De draagkracht van de man
5.8
Voor zover de man heeft bedoeld ook de hoogte van zijn draagkracht in hoger beroep aan de orde te stellen - de man heeft geen nieuwe draagkrachtberekening overgelegd -, ziet het hof geen reden om de door de rechtbank vastgestelde draagkracht van de man op een lager bedrag te bepalen. Naar het oordeel van het hof heeft de man zijn stelling dat bij de berekening van zijn draagkracht primair rekening dient te worden gehouden met een bedrag van € 200,- dat hij maandelijks aflost op een lening die hij bij zijn ouders heeft afgesloten en subsidiair met een bedrag van € 125,- in verband met door hem noodzakelijk gemaakte kosten voor de herinrichting van zijn woning, onvoldoende onderbouwd. Zo heeft de man geen stukken overgelegd waaruit blijkt dat hij maandelijks aflost op de lening. Ter zitting in hoger beroep heeft de man desgevraagd verklaard dat hij de maandelijkse aflossingen contant betaalt en dat hij kwitanties heeft van de door hem verrichte maandelijkse aflossingen aan zijn ouders. De man heeft echter nagelaten deze kwitanties over te leggen. Bovendien is onvoldoende duidelijk waarvoor de lening is aangegaan.
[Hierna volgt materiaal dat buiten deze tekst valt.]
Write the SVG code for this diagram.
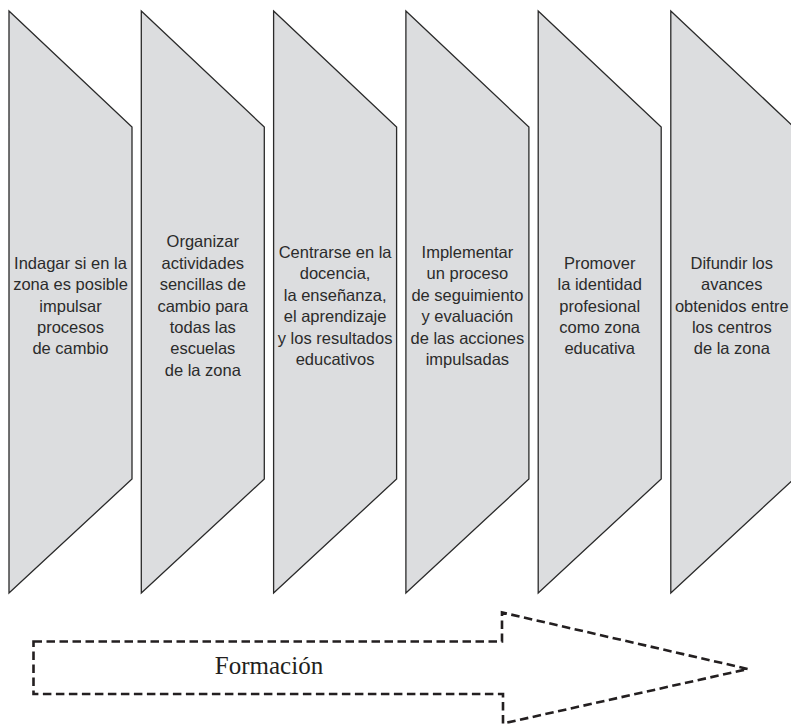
<svg xmlns="http://www.w3.org/2000/svg" width="791" height="726" viewBox="0 0 791 726">
<style>
.step{fill:#dcdddf;stroke:#2a2a2a;stroke-width:1.3;stroke-linejoin:miter}
.lbl{font-family:"Liberation Sans",Arial,sans-serif;font-size:16.5px;fill:#2b2b2b;text-anchor:middle}
.arrow{fill:none;stroke:#231f20;stroke-width:2.6;stroke-dasharray:8.5 4.5}
.flbl{font-family:"Liberation Serif","Times New Roman",serif;font-size:25px;fill:#231f20;text-anchor:middle}
</style>
<g id="step1">
<polygon class="step" points="9,11 132,127 132,479 9,593"/>
<text class="lbl" y="268.8"><tspan x="70.5">Indagar si en la</tspan><tspan x="70.5" dy="21.35">zona es posible</tspan><tspan x="70.5" dy="21.35">impulsar</tspan><tspan x="70.5" dy="21.35">procesos</tspan><tspan x="70.5" dy="21.35">de cambio</tspan></text>
</g>
<g id="step2">
<polygon class="step" points="141.3,11 264.3,127 264.3,479 141.3,593"/>
<text class="lbl" y="247.45"><tspan x="202.8">Organizar</tspan><tspan x="202.8" dy="21.35">actividades</tspan><tspan x="202.8" dy="21.35">sencillas de</tspan><tspan x="202.8" dy="21.35">cambio para</tspan><tspan x="202.8" dy="21.35">todas las</tspan><tspan x="202.8" dy="21.35">escuelas</tspan><tspan x="202.8" dy="21.35">de la zona</tspan></text>
</g>
<g id="step3">
<polygon class="step" points="273.6,11 396.6,127 396.6,479 273.6,593"/>
<text class="lbl" y="258.1"><tspan x="335.1">Centrarse en la</tspan><tspan x="335.1" dy="21.35">docencia,</tspan><tspan x="335.1" dy="21.35">la enseñanza,</tspan><tspan x="335.1" dy="21.35">el aprendizaje</tspan><tspan x="335.1" dy="21.35">y los resultados</tspan><tspan x="335.1" dy="21.35">educativos</tspan></text>
</g>
<g id="step4">
<polygon class="step" points="405.9,11 528.9,127 528.9,479 405.9,593"/>
<text class="lbl" y="258.1"><tspan x="467.4">Implementar</tspan><tspan x="467.4" dy="21.35">un proceso</tspan><tspan x="467.4" dy="21.35">de seguimiento</tspan><tspan x="467.4" dy="21.35">y evaluación</tspan><tspan x="467.4" dy="21.35">de las acciones</tspan><tspan x="467.4" dy="21.35">impulsadas</tspan></text>
</g>
<g id="step5">
<polygon class="step" points="538.2,11 661.2,127 661.2,479 538.2,593"/>
<text class="lbl" y="268.8"><tspan x="599.7">Promover</tspan><tspan x="599.7" dy="21.35">la identidad</tspan><tspan x="599.7" dy="21.35">profesional</tspan><tspan x="599.7" dy="21.35">como zona</tspan><tspan x="599.7" dy="21.35">educativa</tspan></text>
</g>
<g id="step6">
<polygon class="step" points="670.8,11 793.8,127 793.8,479 670.8,593"/>
<text class="lbl" y="268.8"><tspan x="731.8">Difundir los</tspan><tspan x="731.8" dy="21.35">avances</tspan><tspan x="731.8" dy="21.35">obtenidos entre</tspan><tspan x="731.8" dy="21.35">los centros</tspan><tspan x="731.8" dy="21.35">de la zona</tspan></text>
</g>
<g id="connectors">
<g id="formacion">
<polygon class="arrow" points="33.5,641.5 502,641.5 502,612.5 748,669 503,723.5 503,694 33.5,694"/>
<text class="flbl" x="269" y="673.5">Formación</text>
</g>
</g>
</svg>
Zo zou de lening zijn aangegaan ter financiering van 'zowel de voormalige gezinswoning als zijn huidige woonlasten', ter financiering van huwelijkse schulden en/of ten behoeve van herinrichtingskosten van de man. De huwelijkse schulden heeft de man - tegenover de gemotiveerde betwisting door de vrouw - onvoldoende onderbouwd, terwijl met de dubbele woonlasten al rekening is gehouden in de draagkrachtberekening van de man. Voor zover de lening zou zijn gebruikt voor herinrichtingskosten merkt het hof op dat de vrouw deze kosten betwist. Naar de man ter zitting heeft meegedeeld zouden deze kosten zien op de periode van medio 2012 toen de man in een chalet is gaan wonen. Nu de lening echter dateert van april 2013 is het hof van oordeel dat ook onvoldoende is onderbouwd dat de lening is aangewend voor herinrichtingskosten.
De voormalige echtelijke woning
5.9
De man heeft in hoger beroep gesteld dat het te voorbarig is om reeds nu een onderhoudsbijdrage vast te stellen voor de periode na verkoop en levering van de voormalige echtelijke woning.
5.1
De vrouw betwist dit en stelt dat het in het onderhavige geval mogelijk is om nu reeds te bepalen wat de draagkracht van de man zal zijn wanneer de echtelijke woning is verkocht en de man derhalve niet meer de lasten van die woning hoeft te betalen.
5.11
Gelet op het feit dat de man de lasten van de voormalige echtelijke woning niet meer hoeft te betalen wanneer de echtelijke woning is verkocht, is het hof van oordeel dat de rechtbank terecht onderscheid heeft gemaakt in de hoogte van de draagkracht van de man voor en na de verkoop van de voormalige echtelijke woning. Het hof merkt hierbij op dat de door de rechtbank vastgestelde draagkracht van de man na de verkoop van de echtelijke woning geldt voor zover op dat moment geen sprake is van een andere relevante wijziging van omstandigheden. Indien er sprake is van een relevante wijziging van omstandigheden, heeft de man de mogelijkheid om een nieuw verzoek tot wijziging van zijn bijdrage in de kosten van levensonderhoud van de vrouw bij de rechtbank in te dienen.

6.De slotsom

6.1
Op grond van hetgeen hiervoor is overwogen, zal het hof de bestreden beschikking, voor zover aan zijn oordeel onderworpen, bekrachtigen.

7.De beslissing

Het gerechtshof:
bekrachtigt de beschikking van de rechtbank Noord-Nederland, locatie Groningen, van 22 juli 2014, voor zover aan het oordeel van het hof onderworpen;
wijst het meer of anders verzochte af.
Deze beschikking is gegeven door mr. J.D.S.L. Bosch, mr. G.M. van der Meer en
mr. J.P. Evenhuis, en uitgesproken ter openbare terechtzitting van dit hof van 12 maart 2015 in bijzijn van de griffier.